The U.S. is preparing for a new effort at getting out booster shots for the omicron variant of COVID. It’s been a long-awaited development – but has the wait been too long?
Much of the infrastructure in place during the pandemic – like the local programs to bring shots to communities and places where people gather – has disappeared. And many health department workers who’ve been on the front lines have their hands full with more than just COVID amid an ongoing monkeypox outbreak and childhood vaccinations as students return to school.
On top of that, with weakened demand for vaccines and increased survival rates, many health care officials say the momentum behind the earlier push for COVID vaccinations has faded – while others worry we’re letting our guard down too early.

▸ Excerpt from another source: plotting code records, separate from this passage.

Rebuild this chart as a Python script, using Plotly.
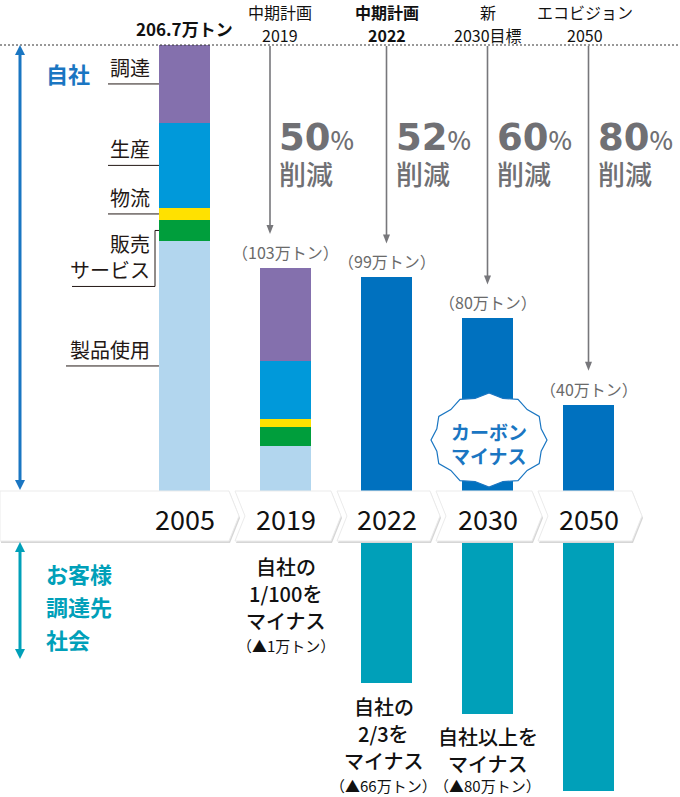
import math
import plotly.graph_objects as go

W, H = 680, 797
FONT = "Noto Sans CJK JP"

# ---------------- data (万トン) ----------------
years = ["2005", "2019", "2022", "2030", "2050"]
seg_labels = ["製品使用", "販売<br>サービス", "物流", "生産", "調達"]
seg_product_use = [115.9, 20.8, None, None, None]
seg_sales = [9.7, 8.7, None, None, None]
seg_logistics = [5.6, 3.9, None, None, None]
seg_production = [39.4, 26.9, None, None, None]
seg_procurement = [36.1, 43.1, None, None, None]
own_target = [None, None, 99, 80, 40]
contribution = [None, -1, -66, -80, -116]
totals = [206.7, 103.4, 99, 80, 40]

total_labels = ["<b>206.7万トン</b>", "（103万トン）", "（99万トン）", "（80万トン）", "（40万トン）"]
plan_labels = [None, ["中期計画", "2019"], ["<b>中期計画</b>", "<b>2022</b>"], ["新", "2030目標"],
               ["エコビジョン", "2050"]]
reduction_pct = [None, "50", "52", "60", "80"]
contribution_lines = [None, ["自社の", "1/100を", "マイナス"], ["自社の", "2/3を", "マイナス"],
                      ["自社以上を", "マイナス"], None]
contribution_amounts = [None, "（▲1万トン）", "（▲66万トン）", "（▲80万トン）", None]

seg_colors = ["#b2d6ee", "#009e3c", "#ffe100", "#0099da", "#8470ad"]
TARGET_COLOR = "#0071bf"
TEAL = "#00a0b9"
BLUE = "#1a76c2"
GRAY = "#707074"
ARROW_GRAY = "#77777b"

# ---------------- layout geometry ----------------
TOP_Y0, TOP_Y1 = 45, 491      # pixel extent of upper plot
BOT_Y0 = 541                  # pixel top of lower plot
YMAX = 206.7
S = (TOP_Y1 - TOP_Y0) / YMAX  # px per unit
X0, DX = 184.5, 101.0         # pixel of first category centre, spacing
BW = 0.505


def px(x):
    return x / W


def py(y):
    return 1 - y / H


def cat_px(i):
    return X0 + DX * i


def val_py(v):
    return TOP_Y1 - v * S


fig = go.Figure()
seg_series = [seg_product_use, seg_sales, seg_logistics, seg_production, seg_procurement]
for vals, col, name in zip(seg_series, seg_colors, seg_labels):
    fig.add_trace(go.Bar(x=years, y=vals, marker=dict(color=col, line=dict(width=0)),
                         width=BW, name=name, xaxis="x", yaxis="y", hoverinfo="skip"))
fig.add_trace(go.Bar(x=years, y=own_target, marker=dict(color=TARGET_COLOR, line=dict(width=0)),
                     width=BW, xaxis="x", yaxis="y", hoverinfo="skip"))
fig.add_trace(go.Bar(x=years, y=contribution, marker=dict(color=TEAL, line=dict(width=0)),
                     width=BW, xaxis="x2", yaxis="y2", hoverinfo="skip"))

shapes = []
ann = []


def text(x, y, t, size, color="#231815", xanchor="center", yanchor="middle", family=FONT,
         weight=None, align="center", xref="paper", yref="paper", yshift=0, xshift=0):
    f = dict(family=family, size=size, color=color)
    if weight:
        f["weight"] = weight
    ann.append(dict(x=x, y=y, xref=xref, yref=yref, text=t, showarrow=False, font=f,
                    xanchor=xanchor, yanchor=yanchor, align=align, yshift=yshift, xshift=xshift,
                    borderpad=0))


def tri(x, tip, base, hw, col):
    path = (f"M {px(x):.5f},{py(tip):.5f} L {px(x - hw):.5f},{py(base):.5f} "
            f"L {px(x + hw):.5f},{py(base):.5f} Z")
    shapes.append(dict(type="path", path=path, xref="paper", yref="paper",
                       fillcolor=col, line=dict(width=0)))


# ---------------- timeline chevrons ----------------
P = [239, 341, 440, 542, 642]
tb0, tb1 = 491, 541
mid = (tb0 + tb1) / 2
for i in range(5):
    rt = P[i] - 10
    lt = 0 if i == 0 else P[i - 1] - 4
    notch = 0 if i == 0 else 10

    def chev(dx, dy):
        pts = [(lt + dx, tb0 + dy), (rt + dx, tb0 + dy), (P[i] + dx, mid + dy), (rt + dx, tb1 + dy),
               (lt + dx, tb1 + dy), (lt + notch + dx, mid + dy)]
        return "M " + " L ".join(f"{px(a):.5f},{py(b):.5f}" for a, b in pts) + " Z"
    shapes.append(dict(type="path", path=chev(1, 2), xref="paper", yref="paper",
                       fillcolor="#d6d6d6", line=dict(width=0), layer="above"))
    shapes.append(dict(type="path", path=chev(0, 0), xref="paper", yref="paper",
                       fillcolor="white", line=dict(color="#ebebeb", width=1), layer="above"))

for i, yv in enumerate(years):
    text(px(cat_px(i)), py(518), yv, 27, color="#111")

# ---------------- dotted top line ----------------
shapes.append(dict(type="line", xref="paper", yref="paper", x0=0, x1=1, y0=py(45), y1=py(45),
                   line=dict(color="#333", width=1, dash="2px,2px")))


# ---------------- left arrows ----------------
def double_arrow(x, y0, y1, col, lw=3, head=10, hw=5):
    shapes.append(dict(type="line", xref="paper", yref="paper", x0=px(x), x1=px(x),
                       y0=py(y0 + head - 1), y1=py(y1 - head + 1), line=dict(color=col, width=lw)))
    tri(x, y0, y0 + head, hw, col)
    tri(x, y1, y1 - head, hw, col)


double_arrow(20, 45, 490, BLUE)
double_arrow(20, 542, 659, TEAL)
text(px(45), py(73), "<b>自社</b>", 22, color=BLUE, xanchor="left")
for k, t in enumerate(["お客様", "調達先", "社会"]):
    text(px(45), py(573 + 33 * k), f"<b>{t}</b>", 22, color=TEAL, xanchor="left")

# ---------------- 2005 segment labels with leader lines ----------------
bar_left = cat_px(0) - BW * DX / 2
cum = 0
mids = []
for v in [s[0] for s in seg_series]:
    mids.append(cum + v / 2)
    cum += v
line_starts = [66, 72, 108, 108, 108]
for j, (lab, m) in enumerate(zip(seg_labels, mids)):
    if j == 1:
        low = m - 56 / S
        shapes.append(dict(type="path", xref="paper", yref="y",
                           path=f"M {px(line_starts[j])},{low} L {px(155)},{low} L {px(155)},{m} L {px(bar_left)},{m}",
                           line=dict(color="#231815", width=1)))
        text(px(151), low, lab, 20, xanchor="right", yanchor="bottom", yref="y", align="right", yshift=1)
    else:
        shapes.append(dict(type="line", xref="paper", yref="y", x0=px(line_starts[j]), x1=px(bar_left),
                           y0=m, y1=m, line=dict(color="#231815", width=1)))
        text(px(151), m, lab, 20, xanchor="right", yanchor="bottom", yref="y", align="right", yshift=1)

# ---------------- totals, plan labels, arrows, reductions ----------------
arrow_dx = [0, -15.5, 0, 0, 0]
plan_dx = [0, -6, 0, 0, -4]
for i, yv in enumerate(years):
    cx = cat_px(i)
    text(px(cx), py(val_py(totals[i]) - 3), total_labels[i], 17 if i == 0 else 16,
         color="#111" if i == 0 else "#6a6a6a", yanchor="bottom")
    if plan_labels[i] is None:
        continue
    ax_x = cx + arrow_dx[i]
    for k, ln in enumerate(plan_labels[i]):
        text(px(cx + plan_dx[i]), py(12 + 23 * k), ln, 16, color="#111")
    tip = val_py(totals[i]) - 34
    shapes.append(dict(type="line", xref="paper", yref="paper", x0=px(ax_x), x1=px(ax_x),
                       y0=py(46), y1=py(tip - 7), line=dict(color=ARROW_GRAY, width=1.6)))
    tri(ax_x, tip, tip - 9, 3.5, ARROW_GRAY)
    pct = (f"<span style='font-family:DejaVu Sans;font-size:37px;font-weight:bold'>{reduction_pct[i]}</span>"
           f"<span style='font-size:25px'>%</span><br>削減")
    text(px(ax_x + 8), py(154), pct, 27, color=GRAY, xanchor="left", align="left", weight=500)

# ---------------- contribution labels (below) ----------------
for i, yv in enumerate(years):
    if contribution_lines[i] is None:
        continue
    bottom = BOT_Y0 + (-contribution[i]) * S
    cx = cat_px(i) + (-3 if i == 2 else 0)
    n = len(contribution_lines[i])
    for k, ln in enumerate(contribution_lines[i]):
        text(px(cx), py(bottom + 23 + 27 * k), ln, 20, color="#111", weight=500)
    text(px(cx), py(min(bottom + 21 + 27 * n, 785)), contribution_amounts[i], 15, color="#111")

# ---------------- carbon minus badge ----------------
bcx, bcy = cat_px(3) + 1.5, 440
n_pts = 12
pts = []
for k in range(2 * n_pts):
    a = math.pi * k / n_pts
    rx, ry = (58, 47) if k % 2 == 0 else (54, 43)
    pts.append((bcx + rx * math.cos(a), bcy - ry * math.sin(a)))
star = "M " + " L ".join(f"{px(a):.5f},{py(b):.5f}" for a, b in pts) + " Z"
shapes.append(dict(type="path", path=star, xref="paper", yref="paper", fillcolor="white",
                   line=dict(color=BLUE, width=1.2), layer="above"))
text(px(bcx), py(431), "<b>カーボン</b>", 19, color=BLUE)
text(px(bcx), py(455), "<b>マイナス</b>", 19, color=BLUE)

fig.update_layout(
    width=W, height=H, margin=dict(l=0, r=0, t=0, b=0),
    paper_bgcolor="white", plot_bgcolor="white", showlegend=False,
    barmode="stack", bargap=0,
    font=dict(family=FONT),
    xaxis=dict(domain=[0, 1], anchor="y", type="category", categoryorder="array",
               categoryarray=years, range=[-X0 / DX, (W - X0) / DX],
               showticklabels=False, showgrid=False, zeroline=False, showline=False, ticks=""),
    xaxis2=dict(domain=[0, 1], anchor="y2", matches="x", type="category",
                showticklabels=False, showgrid=False, zeroline=False, showline=False, ticks=""),
    yaxis=dict(domain=[py(TOP_Y1), py(TOP_Y0)], range=[0, YMAX], anchor="x",
               showticklabels=False, showgrid=False, zeroline=False, showline=False, ticks=""),
    yaxis2=dict(domain=[0, py(BOT_Y0)], range=[-(H - BOT_Y0) / S, 0], anchor="x2",
                showticklabels=False, showgrid=False, zeroline=False, showline=False, ticks=""),
    shapes=shapes, annotations=ann,
)

fig.write_html("out.html", config={"displayModeBar": False},
               post_script="document.body.style.margin='0';")
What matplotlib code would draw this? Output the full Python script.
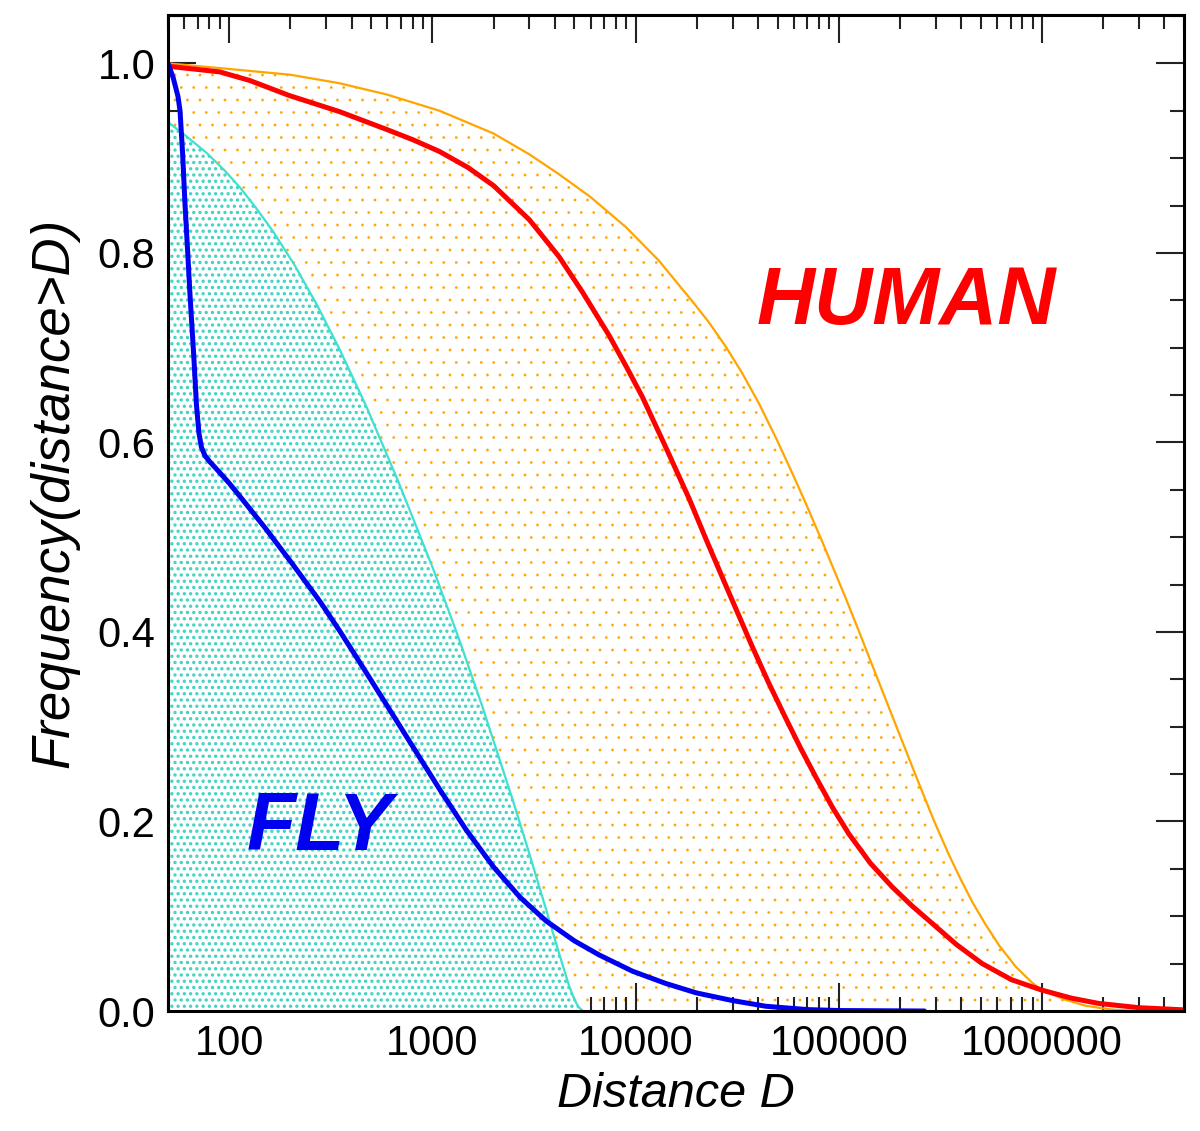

Catherine Troisi, an infectious disease epidemiologist with UTHealth School of Public Health in Houston, joined the Texas Standard to explore where we stand in the state.
This transcript has been edited lightly for clarity:
Texas Standard: So here we have the Biden administration ramping up sort of a PR move to get the word out about these boosters. But both Pfizer and Moderna are still waiting for the Food and Drug Administration to greenlight emergency use authorization. What’s been the delay?
Catherine Troisi: Well, the FDA is scheduled to look at these requests Thursday and Friday of this week. The delay has been the FDA, the people on that committee, want to look at the data first and decide what they think is the best thing to do going forward.
And so what exactly does the Biden administration plan to do? And does it look like we’re going to get a lot of shipments to Texas?
Well, right now, the Biden administration has bought what they call a sufficient number of doses of this enhanced booster. But the concern is that because more money has not been allocated from Congress for these COVID relief efforts, that at a certain point there may not be enough vaccine to go around. Now, of course, that’s assuming that there is demand for this vaccine, which remains to be seen.
Is anyone who has one booster able to get a second one now, or should they wait for these new boosters, these omicron-specific ones?
If you haven’t gotten your first or second booster, I would wait at least until the end of this week and see what’s happening. If the FDA gives these vaccines emergency use authorization, the CDC will probably decide next week whether to recommend its use. [It could be] available as early as the middle of the month. If it’s going to be a longer delay and we start seeing cases go up, then I would recommend not waiting on the vaccines. The boosters that we have right now have done a very good job of protecting folks from hospitalizations and deaths.
Federal government health officials are hoping to roll these boosters out just after Labor Day. What is it that they have their sights set on? Is there an outlook for the rest of this year or any projections?
The projections I’ve seen are mid-September, but as you mentioned, health departments have lost funding that they had for these clinics to vaccinate folks. They are working on monkeypox. Our childhood immunization rates have gone down during the pandemic, so they’re working on that. And folks are burned out. I mean, there’s a lot of reasons why there may not be the be able to be the push that we saw back in January of last year when the first vaccines became available.
As we move into colder months, what’s the outlook for the virus itself?
Well, you know, my crystal ball isn’t infallible, but of course, we are concerned. We usually see a rise in respiratory viral rates in the fall. School starts; kids are together; their hygiene may not be the best. They bring it home to mom and dad and grandma and grandpa. Colder weather with the lower humidity also can contribute to more spread of respiratory viruses. And then with omicron, there’s always the concern that a new variant will arise. But, you know, this virus has surprised us a lot of times, and we just don’t know what’s going to happen.
What do you tell people as the general public may have lost interest in keeping up with public health guidelines or considerations when it comes to vaccination?
Yeah, unfortunately, that’s human psychology, isn’t it? We can only deal with threats for so long. And, you know, we have our everyday lives. Unfortunately, as we head into this fall, which, as I said, may see an increase in cases, we’re also relaxing masking. The recommendations for quarantine have changed. We aren’t doing social distancing anymore. So there is that we’re going to see an increase in rates. We are losing in the United States around 450 people every single day due to COVID. I think we as a society have to decide, is that acceptable, or are we going to really push to get the virus under control?